PROBLEM
Taking the data below, please print only the lines from the line holding "Generate a Python" to the line holding "idx = list(range(len(years)))", inclusive, with pictures omitted.

Entries with chart source code:
%%

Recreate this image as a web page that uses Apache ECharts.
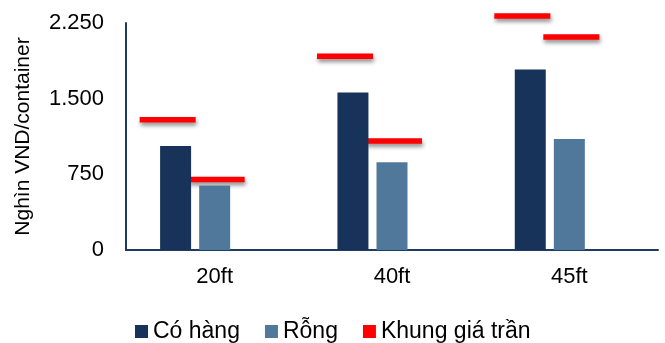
<!DOCTYPE html>
<html>
<head>
<meta charset="utf-8">
<script src="https://cdn.jsdelivr.net/npm/echarts@6/dist/echarts.min.js"></script>
<style>
  html, body { margin: 0; padding: 0; background: #fff; }
  #chart { width: 665px; height: 343px; }
</style>
</head>
<body>
<div id="chart"></div>
<script>
// Container price data (thousand VND per container)
const categories = ['20ft', '40ft', '45ft'];
const coHang = [1030, 1560, 1790];          // loaded containers
const rong = [640, 870, 1100];              // empty containers
const ceilingCoHang = [1290, 1920, 2320];   // price ceiling, loaded
const ceilingRong = [700, 1080, 2110];      // price ceiling, empty
const yTicks = [0, 750, 1500, 2250];

const FONT = 'Liberation Sans, Arial, sans-serif';
const NAVY = '#173359';
const STEEL = '#50789a';
const RED = '#ff0000';
const AXIS = '#1f3a63';

// Ceiling markers: [category index, value, slot] where slot 0 = loaded, 1 = empty
const ceilingData = [];
categories.forEach((c, i) => {
  ceilingData.push([i, ceilingCoHang[i], 0]);
  ceilingData.push([i, ceilingRong[i], 1]);
});

const fmt = v => String(v).replace(/\B(?=(\d{3})+(?!\d))/g, '.');

const chart = echarts.init(document.getElementById('chart'), null, { renderer: 'canvas' });

chart.setOption({
  animation: false,
  backgroundColor: '#fff',
  textStyle: { fontFamily: FONT },
  grid: { left: 126, right: 7, top: 23, bottom: 93, containLabel: false },
  legend: {
    left: 130,
    top: 315,
    icon: 'rect',
    itemWidth: 13,
    itemHeight: 13,
    itemGap: 25,
    textStyle: { fontSize: 23, color: '#000', fontFamily: FONT },
    data: [
      { name: 'Có hàng', itemStyle: { color: NAVY } },
      { name: 'Rỗng', itemStyle: { color: STEEL } },
      { name: 'Khung giá trần', itemStyle: { color: RED } }
    ]
  },
  xAxis: {
    type: 'category',
    data: categories,
    axisLine: { show: true, lineStyle: { color: AXIS, width: 2 } },
    axisTick: { show: false },
    axisLabel: { fontSize: 22, color: '#000', margin: 16, fontFamily: FONT },
    splitLine: { show: false }
  },
  yAxis: {
    type: 'value',
    min: yTicks[0],
    max: yTicks[yTicks.length - 1],
    interval: yTicks[1] - yTicks[0],
    name: 'Nghìn VND/container',
    nameLocation: 'middle',
    nameRotate: 90,
    nameGap: 92,
    nameTextStyle: { fontSize: 21, color: '#000', fontFamily: FONT },
    axisLine: { show: true, lineStyle: { color: AXIS, width: 2 } },
    axisTick: { show: false },
    splitLine: { show: false },
    axisLabel: { fontSize: 22, color: '#000', margin: 22, fontFamily: FONT, formatter: fmt }
  },
  series: [
    {
      name: 'Có hàng',
      type: 'bar',
      data: coHang,
      barWidth: 31,
      barGap: '26%',
      itemStyle: { color: NAVY }
    },
    {
      name: 'Rỗng',
      type: 'bar',
      data: rong,
      barWidth: 31,
      barGap: '26%',
      itemStyle: { color: STEEL }
    },
    {
      // empty third slot so the group sits like a three-bar cluster
      name: '_slot',
      type: 'bar',
      data: categories.map(() => 0),
      barWidth: 31,
      barGap: '26%',
      itemStyle: { opacity: 0 },
      silent: true
    },
    {
      name: 'Khung giá trần',
      type: 'custom',
      clip: false,
      itemStyle: { color: RED },
      data: ceilingData,
      encode: { x: 0, y: 1 },
      renderItem: function (params, api) {
        const p = api.coord([api.value(0), api.value(1)]);
        const slot = api.value(2);
        const shift = slot === 0 ? -47 : 2;
        const w = 56, h = 5.5;
        return {
          type: 'rect',
          shape: { x: p[0] + shift - w / 2, y: p[1] - h / 2, width: w, height: h },
          style: {
            fill: RED,
            shadowColor: 'rgba(0,0,0,0.45)',
            shadowBlur: 4,
            shadowOffsetX: 1,
            shadowOffsetY: 3
          }
        };
      }
    }
  ]
});
</script>
</body>
</html>
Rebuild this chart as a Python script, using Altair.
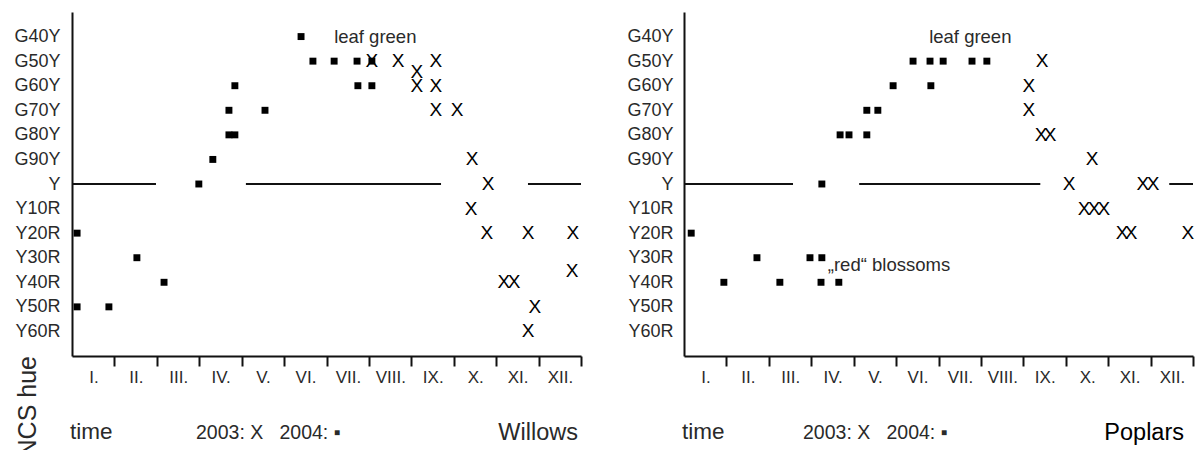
import altair as alt
import pandas as pd

# NCS hue steps: -6 .. 6
hue_labels = ["Y60R", "Y50R", "Y40R", "Y30R", "Y20R", "Y10R", "Y",
              "G90Y", "G80Y", "G70Y", "G60Y", "G50Y", "G40Y"]
months = ["I.", "II.", "III.", "IV.", "V.", "VI.", "VII.", "VIII.", "IX.", "X.", "XI.", "XII."]

# ---- Willows ----
w04_month = [0.12, 0.12, 0.87, 1.53, 2.17, 2.99, 3.32, 3.70, 3.84, 3.70, 4.55, 3.84,
             5.40, 5.68, 6.18, 6.72, 7.07, 6.74, 7.07]
w04_hue = [-2, -5, -5, -3, -4, 0, 1, 2, 2, 3, 3, 4,
           6, 5, 5, 5, 5, 4, 4]
w03_month = [7.07, 7.69, 8.58, 8.13, 8.13, 8.58, 8.58, 9.08, 9.43, 9.81, 9.41,
             9.78, 10.75, 11.81, 11.79, 10.18, 10.42, 10.91, 10.75]
w03_hue = [5, 5, 5, 4.55, 4.0, 4, 3, 3, 1, 0, -1,
           -2, -2, -2, -3.55, -4, -4, -5, -6]
w_line_start = [0, 4.10, 10.75]
w_line_end = [1.98, 8.70, 12]
w_note_text = ["leaf green"]
w_note_month = [6.18]
w_note_hue = [6]

# ---- Poplars ----
p04_month = [0.17, 0.94, 2.26, 3.23, 3.65, 1.72, 2.97, 3.25, 3.25,
             3.68, 3.89, 4.31, 4.31, 4.57, 4.93, 5.82,
             5.40, 5.80, 6.11, 6.79, 7.14]
p04_hue = [-2, -4, -4, -4, -4, -3, -3, -3, 0,
           2, 2, 2, 3, 3, 4, 4,
           5, 5, 5, 5, 5]
p03_month = [8.44, 8.13, 8.13, 8.42, 8.63, 9.62, 9.08, 10.82, 11.06,
             9.43, 9.67, 9.90, 10.33, 10.54, 11.88]
p03_hue = [5, 4, 3, 2, 2, 1, 0, 0, 0,
           -1, -1, -1, -2, -2, -2]
p_line_start = [0, 4.13, 11.44]
p_line_end = [2.57, 8.40, 12]
p_note_text = ["leaf green", "\u201ered\u201c blossoms"]
p_note_month = [5.78, 3.39]
p_note_hue = [6, -3.3]

FONT = "Liberation Sans"
INK = "#111111"
TXT = "#2a2a2a"


def panel(sq_m, sq_h, x_m, x_h, l_a, l_b, n_t, n_m, n_h, name, name_color, with_ncs, lab_pad):
    xscale = alt.Scale(domain=[0, 12], nice=False, zero=False)
    yscale = alt.Scale(domain=[-7, 7], nice=False, zero=False)
    month_arr = "[" + ",".join("'%s'" % m for m in months) + "]"
    hue_arr = "[" + ",".join("'%s'" % h for h in hue_labels) + "]"
    xaxis = alt.Axis(values=list(range(1, 13)), labelExpr=month_arr + "[datum.value-1]",
                     labelOffset=-21, tickSize=10, tickWidth=2, tickColor=INK,
                     domainColor=INK, domainWidth=2, labelFontSize=17, labelColor=TXT,
                     labelFont=FONT, labelPadding=3, title=None, grid=False,
                     labelFlush=False, labelOverlap=False)
    yaxis = alt.Axis(values=list(range(-6, 7)), labelExpr=hue_arr + "[datum.value+6]",
                     ticks=False, domainColor=INK, domainWidth=2, labelFontSize=18,
                     labelColor=TXT, labelFont=FONT, labelPadding=lab_pad, title=None,
                     grid=False, labelFlush=False, labelOverlap=False)
    X = alt.X("month:Q", scale=xscale, axis=xaxis)
    Y = alt.Y("hue:Q", scale=yscale, axis=yaxis)

    seg = pd.DataFrame({"month": l_a, "month_end": l_b, "hue": [0] * len(l_a)})
    sq = pd.DataFrame({"month": sq_m, "hue": sq_h})
    xs = pd.DataFrame({"month": x_m, "hue": x_h})
    notes = pd.DataFrame({"month": n_m, "hue": n_h, "label": n_t})

    layers = [
        alt.Chart(seg).mark_rule(color=INK, strokeWidth=2).encode(x=X, x2="month_end:Q", y=Y),
        alt.Chart(sq).mark_point(shape="square", filled=True, size=48, color="#000000", opacity=1).encode(x=X, y=Y),
        alt.Chart(xs).mark_text(text="X", font=FONT, fontSize=19, color="#000000", baseline="middle").encode(x=X, y=Y),
        alt.Chart(notes).mark_text(font=FONT, fontSize=18.5, color=TXT, align="left", baseline="middle").encode(x=X, y=Y, text="label:N"),
    ]
    bottom = pd.DataFrame({"t": ["time"]})
    layers.append(alt.Chart(bottom).mark_text(font=FONT, fontSize=22.5, color=TXT, align="left", baseline="alphabetic").encode(
        x=alt.value(-2), y=alt.value(427), text="t:N"))
    leg = pd.DataFrame({"t": ["2003: X\u00a0\u00a0\u00a02004: \u25aa"]})
    layers.append(alt.Chart(leg).mark_text(font=FONT, fontSize=19.5, color=TXT, align="left", baseline="alphabetic").encode(
        x=alt.value(124 if with_ncs else 119), y=alt.value(427), text="t:N"))
    nm = pd.DataFrame({"t": [name]})
    layers.append(alt.Chart(nm).mark_text(font=FONT, fontSize=23.5, color=name_color, align="right", baseline="alphabetic").encode(
        x=alt.value(506 if with_ncs else 500), y=alt.value(428), text="t:N"))
    if with_ncs:
        ncs = pd.DataFrame({"t": ["NCS hue"]})
        layers.append(alt.Chart(ncs).mark_text(font=FONT, fontSize=25, color=TXT, angle=270, align="right", baseline="alphabetic").encode(
            x=alt.value(-36), y=alt.value(344), text="t:N"))
    return alt.layer(*layers).properties(width=509, height=344)


left = panel(w04_month, w04_hue, w03_month, w03_hue, w_line_start, w_line_end,
             w_note_text, w_note_month, w_note_hue, "Willows", "#2a2a2a", True, 12)
right = panel(p04_month, p04_hue, p03_month, p03_hue, p_line_start, p_line_end,
              p_note_text, p_note_month, p_note_hue, "Poplars", "#000000", False, 11)

chart = alt.hconcat(left, right, spacing=103, bounds="flush").properties(
    padding={"left": 13, "top": 12, "right": 0, "bottom": 0},
    background="white",
).configure_view(stroke=None)

chart.save("out.html", embed_options={"renderer": "svg", "actions": False})
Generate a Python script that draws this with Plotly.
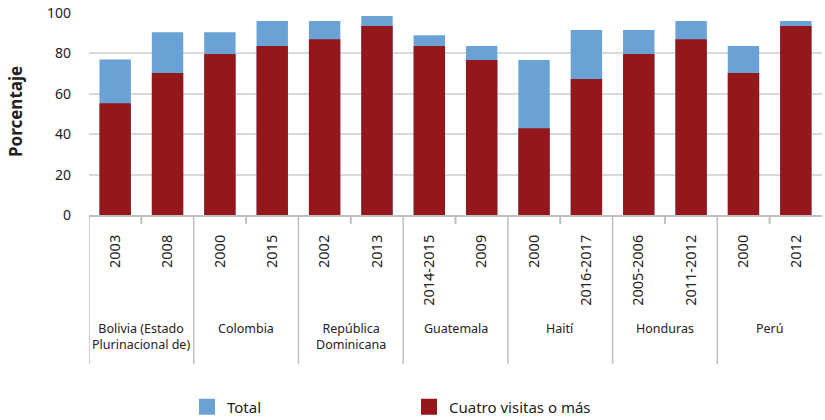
import plotly.graph_objects as go

countries = ["Bolivia (Estado<br>Plurinacional de)", "Colombia", "República<br>Dominicana",
             "Guatemala", "Haití", "Honduras", "Perú"]
years = ["2003", "2008", "2000", "2015", "2002", "2013", "2014-2015", "2009",
         "2000", "2016-2017", "2005-2006", "2011-2012", "2000", "2012"]
bars_per_country = 2
total = [77, 90.5, 90.5, 96, 96, 98.5, 89, 83.7, 76.7, 91.6, 91.6, 96, 83.7, 96]
cuatro = [55.3, 70.3, 79.7, 83.7, 87, 93.6, 83.7, 76.7, 43, 67.3, 79.7, 87, 70.3, 93.6]

BLUE = "#6aa2d6"
RED = "#94171c"
GRID = "#d9d9d9"
AXIS = "#bfbfbf"
FONT = "Noto Sans"
TXT = "#222222"

W, H = 825, 420
YMAX = 100

idx = list(range(len(years)))

fig = go.Figure()
fig.add_trace(go.Bar(x=idx, y=total, marker_color=BLUE, width=0.6, showlegend=False,
                     name="Total", marker_line_width=0))
fig.add_trace(go.Bar(x=idx, y=cuatro, marker_color=RED, width=0.6, showlegend=False,
                     name="Cuatro visitas o más", marker_line_width=0))
# legend proxies
fig.add_trace(go.Scatter(x=[None], y=[None], mode="markers", name="Total",
                         marker=dict(symbol="square", size=20, color=BLUE)))
fig.add_trace(go.Scatter(x=[None], y=[None], mode="markers", name="Cuatro visitas o más",
                         marker=dict(symbol="square", size=20, color=RED)))

plot_h = 202.0
def py(pix):
    return (215 - pix) / plot_h

shapes = []
annotations = []
n = len(countries)
for g in range(n):
    left = g * bars_per_country - 0.5
    shapes.append(dict(type="line", xref="x", yref="paper", x0=left, x1=left,
                       y0=0, y1=py(364), line=dict(color=AXIS, width=1.5)))
    mid = g * bars_per_country + 0.5
    shapes.append(dict(type="line", xref="x", yref="paper", x0=mid, x1=mid,
                       y0=0, y1=py(224), line=dict(color=AXIS, width=2)))
    annotations.append(dict(x=g * bars_per_country + 0.5, xref="x", y=py(318), yref="paper",
                            text=countries[g], showarrow=False, yanchor="top",
                            xanchor="center",
                            font=dict(family=FONT, size=12.5, color=TXT),
                            align="center"))

annotations.append(dict(x=(15 - 89) / 733.0, xref="paper", y=py(112), yref="paper",
                        text="<b>Porcentaje</b>", textangle=-90, showarrow=False,
                        xanchor="center", yanchor="middle",
                        font=dict(family=FONT, size=17, color=TXT)))

fig.update_layout(
    width=W, height=H,
    margin=dict(l=89, r=3, t=13, b=205, autoexpand=False),
    barmode="overlay",
    plot_bgcolor="white", paper_bgcolor="white",
    font=dict(family=FONT, color=TXT),
    shapes=shapes, annotations=annotations,
    legend=dict(orientation="h", x=(187 - 89) / 733.0, xanchor="left",
                y=py(407), yanchor="middle", entrywidth=177, entrywidthmode="pixels",
                font=dict(family=FONT, size=15, color=TXT),
                itemsizing="trace", traceorder="normal", bgcolor="rgba(0,0,0,0)"),
    xaxis=dict(tickmode="array", tickvals=idx, ticktext=years, tickangle=-90,
               range=[-0.5, len(years) - 0.5], showgrid=False, zeroline=False,
               showline=True, linecolor=AXIS, linewidth=2, ticks="",
               ticklabelstandoff=12,
               tickfont=dict(family=FONT, size=14.5, color=TXT)),
    yaxis=dict(range=[0, YMAX], tickvals=[0, 20, 40, 60, 80, 100], showgrid=True,
               gridcolor=GRID, gridwidth=1.5, zeroline=False, showline=False,
               ticks="", ticklabelstandoff=17,
               tickfont=dict(family=FONT, size=14, color=TXT)),
)

fig.write_html("out.html", config={"displayModeBar": False},
               post_script="document.body.style.margin='0';")
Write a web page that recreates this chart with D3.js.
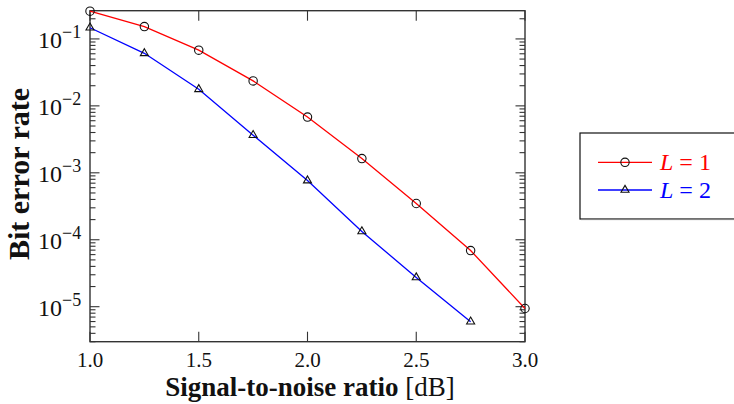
<!DOCTYPE html>
<html><head><meta charset="utf-8">
<script src="https://cdn.jsdelivr.net/npm/d3@7"></script>
<style>body{margin:0;background:#fff}svg{display:block}</style>
</head><body>
<svg id="c" width="734" height="404"></svg>
<script>
// Bit error rate vs. SNR for two diversity orders
const snrL1 = [1.0, 1.25, 1.5, 1.75, 2.0, 2.25, 2.5, 2.75, 3.0];
const berL1 = [0.26, 0.153, 0.068, 0.0236, 0.0068, 0.00163, 3.48e-4, 6.9e-5, 9.4e-6];
const snrL2 = [1.0, 1.25, 1.5, 1.75, 2.0, 2.25, 2.5, 2.75];
const berL2 = [0.147, 0.061, 0.0177, 0.00365, 7.65e-4, 1.33e-4, 2.73e-5, 5.97e-6];
const xTicks = [1.0, 1.5, 2.0, 2.5, 3.0];
const yExponents = [-1, -2, -3, -4, -5];
const seriesLabels = ["1", "2"];
const seriesColors = ["#ff0000", "#0000ff"];

const serif = "'Liberation Serif','DejaVu Serif',serif";
const svg = d3.select("#c");
const m = {l: 90, r: 525, t: 10.7, b: 341.7};

const x = d3.scaleLinear().domain([1.0, 3.0]).range([m.l, m.r]);
const y = d3.scaleLog().domain([3e-6, 0.264]).range([m.b, m.t]);

// minor ticks 2..9 per decade inside the domain
const minor = [];
for (let e = -6; e <= 0; e++) for (let k = 2; k <= 9; k++) {
  const v = k * Math.pow(10, e);
  if (v >= 3e-6 && v <= 0.264) minor.push(v);
}
const major = yExponents.map(e => Math.pow(10, e));

const g = svg.append("g");

// tick marks (inward on all four sides)
const tick = (x1, y1, x2, y2, w) => g.append("line")
  .attr("x1", x1).attr("y1", y1).attr("x2", x2).attr("y2", y2)
  .attr("stroke", "#333").attr("stroke-width", w || 1.1);
minor.forEach(v => { tick(m.l, y(v), m.l + 5.5, y(v)); tick(m.r, y(v), m.r - 5.5, y(v)); });
major.forEach(v => { tick(m.l, y(v), m.l + 9.5, y(v)); tick(m.r, y(v), m.r - 9.5, y(v)); });
xTicks.forEach(v => { tick(x(v), m.b, x(v), m.b - 10); tick(x(v), m.t, x(v), m.t + 10); });

// frame
g.append("rect").attr("x", m.l).attr("y", m.t).attr("width", m.r - m.l).attr("height", m.b - m.t)
  .attr("fill", "none").attr("stroke", "#333").attr("stroke-width", 1.4);

// x tick labels
g.selectAll(".xl").data(xTicks).join("text")
  .attr("x", d => x(d)).attr("y", 367).attr("text-anchor", "middle")
  .attr("font-family", serif).attr("font-size", 21).attr("fill", "#111")
  .text(d => d.toFixed(1));

// y tick labels 10^e
yExponents.forEach(e => {
  const t = g.append("text").attr("x", 38).attr("y", y(Math.pow(10, e)) + 9)
    .attr("font-family", serif).attr("font-size", 24).attr("fill", "#111");
  t.append("tspan").text("10");
  t.append("tspan").attr("dy", -10).attr("font-size", 18).text("\u2212" + (-e));
});

// axis titles
const xt = g.append("text").attr("x", 310).attr("y", 396).attr("text-anchor", "middle")
  .attr("font-family", serif).attr("font-size", 27).attr("fill", "#111");
xt.append("tspan").attr("font-weight", "bold").text("Signal-to-noise ratio ");
xt.append("tspan").text("[dB]");
g.append("text").attr("transform", "translate(29,174) rotate(-90)").attr("text-anchor", "middle")
  .attr("font-family", serif).attr("font-size", 30).attr("font-weight", "bold").attr("fill", "#111")
  .text("Bit error rate");

const line = d3.line().x(d => x(d[0])).y(d => y(d[1]));
const tri = d3.symbol().type(d3.symbolTriangle).size(28);

const series = [
  {xs: snrL1, ys: berL1, marker: "circle"},
  {xs: snrL2, ys: berL2, marker: "triangle"}
];
series.forEach((s, i) => {
  const pts = s.xs.map((v, j) => [v, s.ys[j]]);
  g.append("path").datum(pts).attr("d", line).attr("fill", "none")
    .attr("stroke", seriesColors[i]).attr("stroke-width", 1.3);
  if (s.marker === "circle") {
    g.selectAll(null).data(pts).join("circle")
      .attr("cx", d => x(d[0])).attr("cy", d => y(d[1])).attr("r", 4.2)
      .attr("fill", "none").attr("stroke", "#111").attr("stroke-width", 1.1);
  } else {
    g.selectAll(null).data(pts).join("path")
      .attr("transform", d => `translate(${x(d[0])},${y(d[1])})`).attr("d", tri)
      .attr("fill", "none").attr("stroke", "#111").attr("stroke-width", 1.1);
  }
});

// legend
const lg = svg.append("g");
lg.append("rect").attr("x", 580).attr("y", 133).attr("width", 160).attr("height", 86)
  .attr("fill", "#fff").attr("stroke", "#111").attr("stroke-width", 1.2);
lg.append("line").attr("x1", 581).attr("y1", 219.6).attr("x2", 740).attr("y2", 219.6)
  .attr("stroke", "#888").attr("stroke-width", 1);
[162.3, 190].forEach((yy, i) => {
  lg.append("line").attr("x1", 598).attr("x2", 652).attr("y1", yy).attr("y2", yy)
    .attr("stroke", seriesColors[i]).attr("stroke-width", 1.3);
  if (i === 0) lg.append("circle").attr("cx", 625).attr("cy", yy).attr("r", 4.2)
    .attr("fill", "none").attr("stroke", "#111").attr("stroke-width", 1.1);
  else lg.append("path").attr("transform", `translate(625,${yy})`).attr("d", tri)
    .attr("fill", "none").attr("stroke", "#111").attr("stroke-width", 1.1);
  const t = lg.append("text").attr("x", 660).attr("y", yy + 8)
    .attr("font-family", serif).attr("font-size", 24).attr("fill", seriesColors[i]);
  t.append("tspan").attr("font-style", "italic").text("L");
  t.append("tspan").attr("dx", 6).text("=");
  t.append("tspan").attr("dx", 6).text(seriesLabels[i]);
});
</script>
</body></html>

%%

ANSWER TO THIS PROBLEM
Generate a Python script that draws this with Plotly.
import plotly.graph_objects as go

countries = ["Bolivia (Estado<br>Plurinacional de)", "Colombia", "República<br>Dominicana",
             "Guatemala", "Haití", "Honduras", "Perú"]
years = ["2003", "2008", "2000", "2015", "2002", "2013", "2014-2015", "2009",
         "2000", "2016-2017", "2005-2006", "2011-2012", "2000", "2012"]
bars_per_country = 2
total = [77, 90.5, 90.5, 96, 96, 98.5, 89, 83.7, 76.7, 91.6, 91.6, 96, 83.7, 96]
cuatro = [55.3, 70.3, 79.7, 83.7, 87, 93.6, 83.7, 76.7, 43, 67.3, 79.7, 87, 70.3, 93.6]

BLUE = "#6aa2d6"
RED = "#94171c"
GRID = "#d9d9d9"
AXIS = "#bfbfbf"
FONT = "Noto Sans"
TXT = "#222222"

W, H = 825, 420
YMAX = 100

idx = list(range(len(years)))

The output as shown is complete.